Vector and list aren’t conceptually tied to C++. Similar structures can be implemented in C, just the syntax (and error handling) would look different. For example LodePNG implements a dynamic array with functionality very similar to that of std::vector. A sample usage looks like:
uivector v = {};
uivector_push_back(&v, 1);
uivector_push_back(&v, 42);
for(size_t i = 0; i < v.size; ++i)
printf("%d\n", v.data[i]);
uivector_cleanup(&v);
As can be seen the usage is somewhat verbose and the code needs to be duplicated to support different types.
nothings/stb gives a simpler implementation that works with any types:
double *v = 0;
arrpush(v, 1.0);
arrpush(v, 42.0);
for(int i = 0; i < arrlen(v); ++i)
printf("%g\n", v[i]);
arrfree(v);
It also provides hash maps, and the trick it uses for type-safe containers in C can be applied to other generic containers too.

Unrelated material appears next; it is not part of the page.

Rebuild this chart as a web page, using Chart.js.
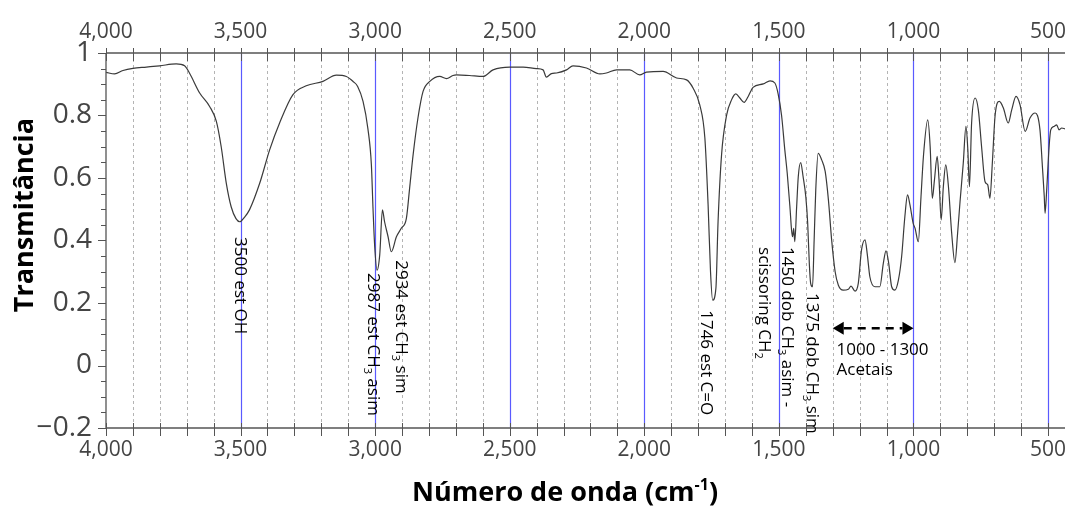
<!DOCTYPE html>
<html><head><meta charset="utf-8">
<script src="https://cdn.jsdelivr.net/npm/chart.js@4.4.1/dist/chart.umd.min.js"></script>
<style>html,body{margin:0;padding:0;background:#fff}#wrap{width:1065px;height:508px;position:relative}</style>
</head><body><div id="wrap"><canvas id="c"></canvas></div>
<script>
// ---- data ----
const wavenumbers = [4000,3968,3937,3900,3850,3801,3739,3708,3690,3652,3615,3590,3572,3553,3535,3517,3503,3485,3467,3429,3392,3355,3306,3256,3194,3144,3107,3082,3065,3045,3027,3014,3008,3002,2993,2983,2973,2965,2952,2940,2921,2903,2884,2872,2859,2841,2822,2797,2760,2735,2711,2698,2650,2599,2562,2500,2450,2401,2376,2364,2345,2326,2289,2265,2215,2165,2141,2103,2054,2017,1992,1930,1880,1843,1819,1794,1775,1763,1754,1746,1734,1726,1713,1694,1676,1660,1645,1629,1614,1596,1558,1533,1515,1503,1490,1478,1469,1459,1453,1449,1445,1441,1434,1428,1419,1410,1400,1393,1387,1382,1375,1369,1363,1354,1341,1328,1316,1304,1291,1279,1261,1242,1232,1217,1205,1193,1180,1172,1162,1143,1125,1112,1102,1092,1081,1069,1056,1044,1032,1022,1013,1001,994,982,972,963,947,938,930,922,912,905,897,889,880,870,858,846,836,827,815,805,798,792,784,771,759,747,734,724,716,707,697,681,666,648,635,619,604,585,567,548,530,521,514,511,505,496,490,478,468,459,449,437];
const transmittance = [0.938,0.933,0.944,0.951,0.955,0.959,0.965,0.959,0.936,0.872,0.829,0.781,0.700,0.583,0.508,0.470,0.460,0.475,0.498,0.583,0.690,0.776,0.866,0.895,0.909,0.929,0.925,0.909,0.893,0.845,0.758,0.642,0.503,0.386,0.305,0.354,0.498,0.460,0.412,0.364,0.412,0.439,0.471,0.567,0.674,0.792,0.877,0.909,0.925,0.918,0.928,0.930,0.928,0.925,0.946,0.955,0.955,0.950,0.946,0.923,0.934,0.936,0.946,0.959,0.952,0.933,0.936,0.946,0.946,0.930,0.939,0.941,0.920,0.914,0.888,0.834,0.728,0.514,0.300,0.209,0.247,0.460,0.674,0.802,0.850,0.869,0.856,0.842,0.861,0.890,0.901,0.911,0.904,0.870,0.800,0.690,0.615,0.508,0.434,0.412,0.439,0.396,0.508,0.604,0.649,0.604,0.540,0.455,0.327,0.263,0.252,0.402,0.562,0.679,0.658,0.621,0.530,0.402,0.300,0.257,0.241,0.244,0.254,0.238,0.263,0.370,0.402,0.359,0.284,0.252,0.252,0.327,0.367,0.327,0.252,0.241,0.273,0.348,0.476,0.546,0.514,0.455,0.439,0.396,0.540,0.669,0.786,0.701,0.535,0.594,0.669,0.594,0.466,0.572,0.642,0.572,0.423,0.329,0.423,0.524,0.647,0.765,0.690,0.572,0.776,0.856,0.818,0.701,0.588,0.578,0.535,0.647,0.797,0.845,0.824,0.776,0.818,0.861,0.834,0.749,0.792,0.808,0.754,0.637,0.540,0.487,0.562,0.701,0.754,0.765,0.770,0.754,0.760,0.757];
const xTickValues = [4000,3500,3000,2500,2000,1500,1000,500];
const yTickValues = [-0.2,0,0.2,0.4,0.6,0.8,1];
const xMin = 437, xMax = 4000, yMin = -0.2, yMax = 1;
const xTitle = ['Número de onda (cm', '-1', ')'];
const yTitle = 'Transmitância';
// peak annotations: anchor in data units (wavenumber, transmittance); segments [text, isSubscript]
const peakLabels = [
  {wn:3500, t:0.411, lines:[[['3500 est OH',0]]]},
  {wn:3005, t:0.296, lines:[[['2987 est CH',0],['3',1],[' asim',0]]]},
  {wn:2900, t:0.337, lines:[[['2934 est CH',0],['3',1],[' sim',0]]]},
  {wn:1766, t:0.177, lines:[[['1746 est C=O',0]]]},
  {wn:1467, t:0.379, lines:[[['1450 dob CH',0],['3',1],[' asim -',0]],[['scissoring CH',0],['2',1]]]},
  {wn:1374, t:0.232, lines:[[['1375 dob CH',0],['3',1],[' sim',0]]]}
];
const rangeArrow = {from:1300, to:1000, t:0.119};
const rangeText = [{wn:1286, t:0.049, text:'1000 - 1300'},{wn:1286, t:-0.015, text:'Acetais'}];

const FONT = "'Open Sans', 'Noto Sans', sans-serif";

function drawSegments(ctx, segs, fs){
  let x = 0;
  for (const [txt, sub] of segs){
    if (sub){
      ctx.font = Math.round(fs*0.65) + 'px ' + FONT;
      ctx.fillText(txt, x, fs*0.357 + fs*0.22);
    } else {
      ctx.font = fs + 'px ' + FONT;
      ctx.fillText(txt, x, fs*0.357);
    }
    x += ctx.measureText(txt).width;
  }
}

const decor = {
  id:'decor',
  beforeDatasetsDraw(chart){
    const ctx = chart.ctx, xs = chart.scales.x, a = chart.chartArea;
    ctx.save();
    for (let w = 4000; w >= 400; w -= 100){
      if (w < xMin) continue;
      const px = Math.round(xs.getPixelForValue(w)) + 0.5;
      if (w === 4000) continue;
      ctx.beginPath();
      if (w % 500 === 0){ ctx.setLineDash([]); ctx.strokeStyle = '#5a5aff'; ctx.lineWidth = 1.2; }
      else { ctx.setLineDash([3,3]); ctx.strokeStyle = '#b4b4b4'; ctx.lineWidth = 1; }
      ctx.moveTo(px, a.top); ctx.lineTo(px, a.bottom); ctx.stroke();
    }
    ctx.restore();
  },
  afterDatasetsDraw(chart){
    const ctx = chart.ctx, xs = chart.scales.x, ys = chart.scales.y, a = chart.chartArea;
    ctx.save();
    ctx.strokeStyle = '#555'; ctx.lineWidth = 1.3; ctx.setLineDash([]);
    // axis lines
    ctx.beginPath();
    ctx.moveTo(a.left, a.top); ctx.lineTo(a.left, a.bottom);
    ctx.moveTo(a.left, a.top); ctx.lineTo(a.right, a.top);
    ctx.moveTo(a.left, a.bottom); ctx.lineTo(a.right, a.bottom);
    ctx.stroke();
    // x ticks
    ctx.lineWidth = 1;
    ctx.beginPath();
    for (let w = 4000; w >= 400; w -= 100){
      if (w < xMin) continue;
      const px = Math.round(xs.getPixelForValue(w)) + 0.5;
      ctx.moveTo(px, a.top - 5); ctx.lineTo(px, a.top + 8);
      ctx.moveTo(px, a.bottom - 5); ctx.lineTo(px, a.bottom + 8);
    }
    // y ticks
    for (let k = 0; k <= 24; k++){
      const v = yMin + k*0.05;
      const py = Math.round(ys.getPixelForValue(v)) + 0.5;
      const len = (k % 4 === 0) ? 8 : 5;
      ctx.moveTo(a.left - len, py); ctx.lineTo(a.left, py);
    }
    ctx.stroke();

    // peak labels (rotated)
    const fs = 17;
    ctx.fillStyle = '#000';
    ctx.textAlign = 'left'; ctx.textBaseline = 'alphabetic';
    for (const L of peakLabels){
      const px = xs.getPixelForValue(L.wn), py = ys.getPixelForValue(L.t);
      ctx.save();
      ctx.translate(px, py); ctx.rotate(Math.PI/2);
      L.lines.forEach((segs, i) => {
        ctx.save(); ctx.translate(0, i*23); drawSegments(ctx, segs, fs); ctx.restore();
      });
      ctx.restore();
    }
    // range arrow
    const x1 = xs.getPixelForValue(rangeArrow.from), x2 = xs.getPixelForValue(rangeArrow.to);
    const ay = ys.getPixelForValue(rangeArrow.t);
    const hl = 11, hw = 6.5;
    ctx.strokeStyle = '#000'; ctx.lineWidth = 2.6; ctx.setLineDash([8,6]);
    ctx.beginPath(); ctx.moveTo(x1 + hl, ay); ctx.lineTo(x2 - hl, ay); ctx.stroke();
    ctx.setLineDash([]);
    ctx.beginPath();
    ctx.moveTo(x1, ay); ctx.lineTo(x1 + hl, ay - hw); ctx.lineTo(x1 + hl, ay + hw); ctx.closePath();
    ctx.moveTo(x2, ay); ctx.lineTo(x2 - hl, ay - hw); ctx.lineTo(x2 - hl, ay + hw); ctx.closePath();
    ctx.fill();
    ctx.font = fs + 'px ' + FONT; ctx.textBaseline = 'middle'; ctx.textAlign = 'left';
    for (const r of rangeText){
      ctx.fillText(r.text, xs.getPixelForValue(r.wn), ys.getPixelForValue(r.t));
    }

    // axis titles
    ctx.fillStyle = '#000';
    const tf = 27;
    ctx.font = 'bold ' + tf + 'px ' + FONT;
    const w0 = ctx.measureText(xTitle[0]).width;
    ctx.font = 'bold ' + Math.round(tf*0.6) + 'px ' + FONT;
    const w1 = ctx.measureText(xTitle[1]).width;
    ctx.font = 'bold ' + tf + 'px ' + FONT;
    const w2 = ctx.measureText(xTitle[2]).width;
    let tx = 565 - (w0 + w1 + w2)/2;
    const ty = 501;
    ctx.textAlign = 'left'; ctx.textBaseline = 'alphabetic';
    ctx.fillText(xTitle[0], tx, ty); tx += w0;
    ctx.font = 'bold ' + Math.round(tf*0.6) + 'px ' + FONT;
    ctx.fillText(xTitle[1], tx, ty - tf*0.42); tx += w1;
    ctx.font = 'bold ' + tf + 'px ' + FONT;
    ctx.fillText(xTitle[2], tx, ty);

    ctx.save();
    ctx.translate(25, 215); ctx.rotate(-Math.PI/2);
    ctx.textAlign = 'center'; ctx.textBaseline = 'middle';
    ctx.fillText(yTitle, 0, 0);
    ctx.restore();
    ctx.restore();
  }
};

const xTickCfg = {
  autoSkip:false, maxRotation:0, minRotation:0, color:'#444',
  font:{family:FONT, size:21},
  callback:(v)=>Number(v).toLocaleString('en-US')
};
const noPad = (s)=>{ s.paddingLeft = 0; s.paddingRight = 0; s.paddingTop = 0; s.paddingBottom = 0; };

new Chart(document.getElementById('c'), {
  type:'line',
  data:{datasets:[{
    data: wavenumbers.map((w,i)=>({x:w, y:transmittance[i]})),
    borderColor:'#3a3a3a', borderWidth:1.2, pointRadius:0,
    cubicInterpolationMode:'monotone', xAxisID:'x', yAxisID:'y'
  }]},
  options:{
    responsive:true, maintainAspectRatio:false, animation:false,
    layout:{padding:0},
    plugins:{legend:{display:false}, tooltip:{enabled:false}},
    scales:{
      x:{type:'linear', position:'bottom', min:xMin, max:xMax, reverse:true,
        grid:{display:false, drawTicks:false}, border:{display:false},
        afterBuildTicks:(s)=>{s.ticks = xTickValues.map(v=>({value:v}));},
        afterFit:(s)=>{s.height = 80; noPad(s);},
        ticks:Object.assign({padding:9}, xTickCfg)},
      x2:{type:'linear', position:'top', min:xMin, max:xMax, reverse:true,
        grid:{display:false, drawTicks:false}, border:{display:false},
        afterBuildTicks:(s)=>{s.ticks = xTickValues.map(v=>({value:v}));},
        afterFit:(s)=>{s.height = 53; noPad(s);},
        ticks:Object.assign({padding:8}, xTickCfg)},
      y:{type:'linear', position:'left', min:yMin, max:yMax,
        grid:{display:false, drawTicks:false}, border:{display:false},
        afterBuildTicks:(s)=>{s.ticks = yTickValues.map(v=>({value:v}));},
        afterFit:(s)=>{s.width = 106; noPad(s);},
        ticks:{autoSkip:false, color:'#444', padding:14, font:{family:FONT, size:28},
          callback:(v)=>{ if (Math.abs(v) < 1e-9) return '0'; if (Math.abs(v-1) < 1e-9) return '1';
            return (v < 0 ? '\u2212' : '') + Math.abs(v).toFixed(1); }}}
    }
  },
  plugins:[decor]
});
</script>
</body></html>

Any of these methods can expand the underlying storage either by a call to realloc (see below), or by allocating new storage with malloc and freeing the old one with free — which is equivalent to how std::vector grows its memory in C++.
A lot of C code, however, resorts to managing the memory directly with realloc:
void* newMem = realloc(oldMem, newSize);
if(!newMem) {
// handle error
}
oldMem = newMem;
Note that realloc returns null in case of failure, yet the old memory is still valid. In such a situation this common (and incorrect) usage leaks memory:
oldMem = realloc(oldMem, newSize);
if(!oldMem) {
// handle error
}
Compared to std::vector and the C equivalents from above, the simple realloc method does not provide O(1) amortized guarantee, even though realloc may sometimes be more efficient if it happens to avoid moving the memory around.